Loin d’avoir été biberonné aux trains, bercé par les souvenirs d’un grand-père chef de gare ou d’un oncle mécano, Serge Fournet est entré à la SNCF à un âge où certains commencent à envisager d’en partir : 52 ans. Une nouvelle vie sur le tard. Jusque-là, il fréquentait plutôt les voitures. Après une dizaine d’années d’intérim, Serge Fournet a accompli une bonne partie de sa carrière à l’usine PSA d’Aulnay-sous-Bois, en Seine-Saint-Denis. En 2013, l’arrêt de la production des Citroën C3 sur le site a eu raison des chaînes de production. Plus de 2 500 salariés ont dû se recaser ailleurs. Certains ont toqué à la porte de la RATP ou d’Aéroports de Paris. Avec une centaine de collègues, Serge Fournet a atterri à la SNCF.

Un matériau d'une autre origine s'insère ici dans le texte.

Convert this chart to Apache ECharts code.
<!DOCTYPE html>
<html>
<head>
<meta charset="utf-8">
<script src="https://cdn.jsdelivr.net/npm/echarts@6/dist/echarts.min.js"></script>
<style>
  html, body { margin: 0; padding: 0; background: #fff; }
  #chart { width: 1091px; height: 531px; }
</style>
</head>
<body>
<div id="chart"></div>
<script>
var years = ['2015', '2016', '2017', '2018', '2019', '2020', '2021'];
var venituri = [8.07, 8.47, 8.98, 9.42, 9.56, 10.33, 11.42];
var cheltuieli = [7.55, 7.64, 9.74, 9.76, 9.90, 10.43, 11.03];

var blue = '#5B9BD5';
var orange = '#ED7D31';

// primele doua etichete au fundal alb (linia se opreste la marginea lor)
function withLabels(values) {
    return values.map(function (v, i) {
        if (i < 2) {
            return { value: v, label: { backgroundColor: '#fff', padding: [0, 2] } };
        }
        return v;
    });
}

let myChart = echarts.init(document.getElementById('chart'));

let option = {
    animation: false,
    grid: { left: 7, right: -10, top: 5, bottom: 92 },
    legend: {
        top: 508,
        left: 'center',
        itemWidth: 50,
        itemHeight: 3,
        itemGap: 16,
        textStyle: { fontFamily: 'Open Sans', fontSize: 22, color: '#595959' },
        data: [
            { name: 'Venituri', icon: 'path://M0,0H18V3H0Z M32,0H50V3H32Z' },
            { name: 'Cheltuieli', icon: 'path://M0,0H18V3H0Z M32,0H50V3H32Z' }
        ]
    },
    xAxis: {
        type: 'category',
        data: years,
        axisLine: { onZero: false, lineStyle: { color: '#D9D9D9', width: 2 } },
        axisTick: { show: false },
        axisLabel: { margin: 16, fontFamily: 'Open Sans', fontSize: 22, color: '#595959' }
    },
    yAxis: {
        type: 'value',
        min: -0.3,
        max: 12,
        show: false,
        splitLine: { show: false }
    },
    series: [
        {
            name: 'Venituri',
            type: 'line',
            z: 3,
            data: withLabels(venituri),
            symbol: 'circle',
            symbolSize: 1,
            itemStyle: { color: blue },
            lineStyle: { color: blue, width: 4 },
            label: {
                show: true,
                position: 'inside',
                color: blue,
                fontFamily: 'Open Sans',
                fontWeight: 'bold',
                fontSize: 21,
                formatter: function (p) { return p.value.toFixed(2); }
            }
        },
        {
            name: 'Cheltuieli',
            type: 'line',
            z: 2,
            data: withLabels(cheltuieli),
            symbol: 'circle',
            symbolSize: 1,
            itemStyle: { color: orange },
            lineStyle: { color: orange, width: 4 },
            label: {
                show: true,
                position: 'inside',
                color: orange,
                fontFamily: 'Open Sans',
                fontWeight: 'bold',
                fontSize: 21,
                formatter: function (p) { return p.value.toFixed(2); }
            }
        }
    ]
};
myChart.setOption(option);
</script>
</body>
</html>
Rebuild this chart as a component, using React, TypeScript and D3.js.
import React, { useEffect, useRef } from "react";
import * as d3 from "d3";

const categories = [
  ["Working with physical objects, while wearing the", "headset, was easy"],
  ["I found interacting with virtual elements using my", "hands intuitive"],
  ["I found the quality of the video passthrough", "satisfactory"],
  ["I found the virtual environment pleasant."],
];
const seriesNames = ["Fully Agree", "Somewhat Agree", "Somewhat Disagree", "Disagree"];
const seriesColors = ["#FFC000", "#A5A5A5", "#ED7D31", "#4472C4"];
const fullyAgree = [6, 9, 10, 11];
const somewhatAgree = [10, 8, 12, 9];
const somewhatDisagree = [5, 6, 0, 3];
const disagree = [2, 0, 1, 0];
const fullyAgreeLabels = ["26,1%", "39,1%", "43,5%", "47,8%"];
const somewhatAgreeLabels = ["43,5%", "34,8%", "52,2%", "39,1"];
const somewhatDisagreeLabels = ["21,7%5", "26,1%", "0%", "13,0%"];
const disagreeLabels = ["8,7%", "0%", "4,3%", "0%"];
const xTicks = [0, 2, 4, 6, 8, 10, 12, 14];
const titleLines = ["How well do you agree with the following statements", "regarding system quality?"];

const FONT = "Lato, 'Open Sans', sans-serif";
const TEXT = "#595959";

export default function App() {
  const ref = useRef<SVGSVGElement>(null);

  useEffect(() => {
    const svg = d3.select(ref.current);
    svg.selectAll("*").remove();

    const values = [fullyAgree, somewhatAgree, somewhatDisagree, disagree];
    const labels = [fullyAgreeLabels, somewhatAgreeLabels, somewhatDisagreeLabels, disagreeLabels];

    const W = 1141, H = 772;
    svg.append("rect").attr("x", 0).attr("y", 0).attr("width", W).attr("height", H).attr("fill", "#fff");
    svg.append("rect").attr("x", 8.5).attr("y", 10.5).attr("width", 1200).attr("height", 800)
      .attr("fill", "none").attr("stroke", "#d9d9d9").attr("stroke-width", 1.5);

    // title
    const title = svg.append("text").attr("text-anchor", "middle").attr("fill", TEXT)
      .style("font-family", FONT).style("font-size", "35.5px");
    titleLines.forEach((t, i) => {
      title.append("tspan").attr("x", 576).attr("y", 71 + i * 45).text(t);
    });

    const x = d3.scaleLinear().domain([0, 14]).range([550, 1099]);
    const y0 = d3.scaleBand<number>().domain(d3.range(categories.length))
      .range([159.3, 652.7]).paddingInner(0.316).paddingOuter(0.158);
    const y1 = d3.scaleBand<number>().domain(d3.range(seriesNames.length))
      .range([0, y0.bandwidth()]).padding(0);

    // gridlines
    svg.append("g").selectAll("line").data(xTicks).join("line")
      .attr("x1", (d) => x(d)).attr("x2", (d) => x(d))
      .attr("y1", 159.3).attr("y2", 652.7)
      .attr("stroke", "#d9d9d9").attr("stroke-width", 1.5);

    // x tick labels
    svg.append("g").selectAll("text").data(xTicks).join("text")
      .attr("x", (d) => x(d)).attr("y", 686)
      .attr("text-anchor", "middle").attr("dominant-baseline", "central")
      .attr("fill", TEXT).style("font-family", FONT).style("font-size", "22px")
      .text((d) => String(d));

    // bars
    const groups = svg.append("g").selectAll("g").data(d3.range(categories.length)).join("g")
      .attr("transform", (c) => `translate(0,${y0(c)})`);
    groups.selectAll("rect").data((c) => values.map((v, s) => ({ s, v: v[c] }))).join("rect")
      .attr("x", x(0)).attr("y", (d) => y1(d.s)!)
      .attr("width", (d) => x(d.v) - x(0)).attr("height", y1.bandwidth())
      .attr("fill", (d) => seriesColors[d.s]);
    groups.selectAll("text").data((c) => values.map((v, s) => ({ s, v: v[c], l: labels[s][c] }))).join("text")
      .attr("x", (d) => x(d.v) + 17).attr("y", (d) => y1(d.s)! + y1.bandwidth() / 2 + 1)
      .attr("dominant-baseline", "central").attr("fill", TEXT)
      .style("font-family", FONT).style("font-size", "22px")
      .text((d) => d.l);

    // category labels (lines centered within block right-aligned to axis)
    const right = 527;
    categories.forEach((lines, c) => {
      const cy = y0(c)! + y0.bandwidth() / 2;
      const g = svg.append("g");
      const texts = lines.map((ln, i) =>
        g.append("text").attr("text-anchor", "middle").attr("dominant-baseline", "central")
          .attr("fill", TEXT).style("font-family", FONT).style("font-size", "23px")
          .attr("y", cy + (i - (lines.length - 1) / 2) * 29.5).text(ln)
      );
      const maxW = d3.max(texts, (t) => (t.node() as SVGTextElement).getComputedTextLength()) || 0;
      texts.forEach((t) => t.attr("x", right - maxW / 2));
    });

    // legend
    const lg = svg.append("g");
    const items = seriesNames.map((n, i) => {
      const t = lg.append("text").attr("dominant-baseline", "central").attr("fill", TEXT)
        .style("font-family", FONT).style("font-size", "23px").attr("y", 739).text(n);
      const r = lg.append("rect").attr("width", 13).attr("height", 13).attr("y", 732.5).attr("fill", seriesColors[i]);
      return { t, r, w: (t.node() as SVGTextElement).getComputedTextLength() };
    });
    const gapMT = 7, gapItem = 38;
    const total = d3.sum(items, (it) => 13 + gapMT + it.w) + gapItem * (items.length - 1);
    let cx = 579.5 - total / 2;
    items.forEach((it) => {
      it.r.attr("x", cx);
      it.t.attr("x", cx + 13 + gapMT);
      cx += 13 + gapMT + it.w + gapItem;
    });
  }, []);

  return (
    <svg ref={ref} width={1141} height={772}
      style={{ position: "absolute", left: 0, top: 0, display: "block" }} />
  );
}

« C’est PSA qui a transmis mon dossier, ça m’a aidé, se souvient-il. J’étais délégué CGT, j’ai participé à la grève contre la fermeture, ce n’était pas bien vu. J’avais tenté de postuler moi-même, mais n’avais eu que des refus. » Cheveux poivre et sel coupés ras, lunettes rondes, on le retrouve dans un café collé à la gare de l’Est, à Paris, où les cheminots passent avaler un petit noir au comptoir. Ce mercredi, pour le premier jour du quatrième round de grève contre la réforme ferroviaire, il va cesser le travail, comme à chaque fois depuis le 3 avril. La mobilisation s’annonce en léger recul, malgré l’annonce par la direction de la SNCF, lundi soir, de filialiser le fret. Et surtout, malgré l’adoption en première lecture par l’Assemblée du projet de loi – par 454 voix contre 80.
Depuis quatre ans, Serge Fournet travaille au « technicentre » de Noisy-le-Sec, au nord-est de la capitale, à sept kilomètres à peine de son ancienne usine. Un atelier tout en longueur de 15 000 m2, bien visible depuis les voies, consacré aux travaux de maintenance du matériel SNCF. Il en existe une trentaine en France. Celui de Noisy-le-Sec, qui emploie plus de 400 personnes, couvre les lignes de la banlieue est, comme la E (un RER) ou la P (un Transilien). Bernard Thibault, le chevelu secrétaire général de la CGT de 1999 à 2013, à la tête de la fédération des cheminots pendant les grèves de 1995, y a fait ses classes. C’est l’hôpital des rames. Comme en ambulatoire, certaines restent la journée pour un contrôle de routine. D’autres, dont l’état est plus préoccupant, s’attardent une semaine. À l’intérieur de l’atelier couvert, plusieurs dizaines de voies où les trains passent sur le billard.